LED Technology Sparks Innovations in Advertising Part 2

Using LED Grow Lights instead of fluorescent bulbs requires innovation on the part of the manufacturers because LEDs are electronic components, unlike more traditional bulbs. The same is true for poster-box manufacturers. A poster-box design can certainly be adapted for LEDs, but it requires some careful thought. As mentioned in part 1 of this two-part article, waste heat is one factor that must be taken into account. While fluorescent tubes heat the air inside the poster-box, LEDs shed heat toward the back, necessitating some sort of heat sink. Fortunately, the poster-box itself can be used as a heat sink, with the LEDs located on the metal frame. Another important factor in LED poster-box design is the question of how many LEDs to use. LEDs are usually more efficient and longer-lasting when driven at lower currents, though LEDs driven a t a higher current produce more light. It is also easier to attain even light diffusion with dimmer points in a thin box than by using a lower number of bright LEDs. The initial cost of construction is lower when fewer LEDs are used. Thus, LED-based poster-box design must balance performance against expense. The reference design provided by Philips Lumileds provides a good balance between these two considerations.
Philips Lumileds’ reference model is basically a 230 x 230 x 37 mm metal-frame box. The box’s inner measurements are 210 x 210 x 30 mm.

The design calls for nine evenly spaced high performance LEDs, arranged in a square. These dimensions can all be adjusted; it merely requires figuring out the correct number of LEDs, their spacing and drive current for the desired box size.

In the reference model, the LEDs are driven at 350 mA, emitting 700-lm at a 71.3 lm/W efficiency. Combining different LEDs and drivers will result in varying efficiency ratings. LEDs are smaller than fluorescents tubes, so the poster-box can be thinner. In this design, there is only 30 mm between the diffuser sheet and LEDs.
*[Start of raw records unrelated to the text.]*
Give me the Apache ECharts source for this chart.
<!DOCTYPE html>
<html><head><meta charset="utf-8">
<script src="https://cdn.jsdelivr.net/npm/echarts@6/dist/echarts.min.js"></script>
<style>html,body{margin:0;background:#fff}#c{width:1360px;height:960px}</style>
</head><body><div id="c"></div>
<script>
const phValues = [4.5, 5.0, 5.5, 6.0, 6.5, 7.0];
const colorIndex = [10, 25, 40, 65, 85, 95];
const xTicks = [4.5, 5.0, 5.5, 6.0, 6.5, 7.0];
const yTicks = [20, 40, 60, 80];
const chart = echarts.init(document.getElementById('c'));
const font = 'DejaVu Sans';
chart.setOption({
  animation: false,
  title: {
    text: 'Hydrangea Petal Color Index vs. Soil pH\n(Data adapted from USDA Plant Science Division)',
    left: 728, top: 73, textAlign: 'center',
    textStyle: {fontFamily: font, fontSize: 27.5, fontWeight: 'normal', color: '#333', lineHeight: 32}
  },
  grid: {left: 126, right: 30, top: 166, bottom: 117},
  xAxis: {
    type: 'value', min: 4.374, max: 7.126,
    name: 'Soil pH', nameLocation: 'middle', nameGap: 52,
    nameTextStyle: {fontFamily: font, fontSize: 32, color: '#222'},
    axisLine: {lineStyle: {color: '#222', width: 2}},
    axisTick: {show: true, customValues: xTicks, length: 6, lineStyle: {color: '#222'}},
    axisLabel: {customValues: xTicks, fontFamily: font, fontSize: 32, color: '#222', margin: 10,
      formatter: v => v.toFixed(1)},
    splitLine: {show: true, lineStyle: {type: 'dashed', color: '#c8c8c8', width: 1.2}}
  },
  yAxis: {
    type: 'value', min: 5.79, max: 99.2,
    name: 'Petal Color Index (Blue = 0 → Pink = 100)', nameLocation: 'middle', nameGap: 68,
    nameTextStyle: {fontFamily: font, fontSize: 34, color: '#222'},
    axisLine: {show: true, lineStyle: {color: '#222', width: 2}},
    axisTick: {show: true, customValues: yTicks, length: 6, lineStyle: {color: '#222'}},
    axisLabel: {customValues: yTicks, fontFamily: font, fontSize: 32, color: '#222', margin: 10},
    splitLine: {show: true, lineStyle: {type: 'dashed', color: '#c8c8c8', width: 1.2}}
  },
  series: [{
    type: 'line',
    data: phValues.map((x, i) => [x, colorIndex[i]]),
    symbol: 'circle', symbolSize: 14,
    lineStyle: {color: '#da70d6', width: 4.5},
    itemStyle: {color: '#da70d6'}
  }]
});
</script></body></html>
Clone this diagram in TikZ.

Usually, even diffusion would not be possible so close to the bulb, but the reference model uses a secondary optic, reflective material in the sides and back of the box and a diffuser sheet to eliminate this problem.

Most of the light is emitted at a 70-degree angle rather than straight on, so it bounces around inside the box before being directed outside by the reflective MCPET material. This method both evenly diffuses the light and mixes it so the visible light is not affected by possible variations in colour temperature between LEDs.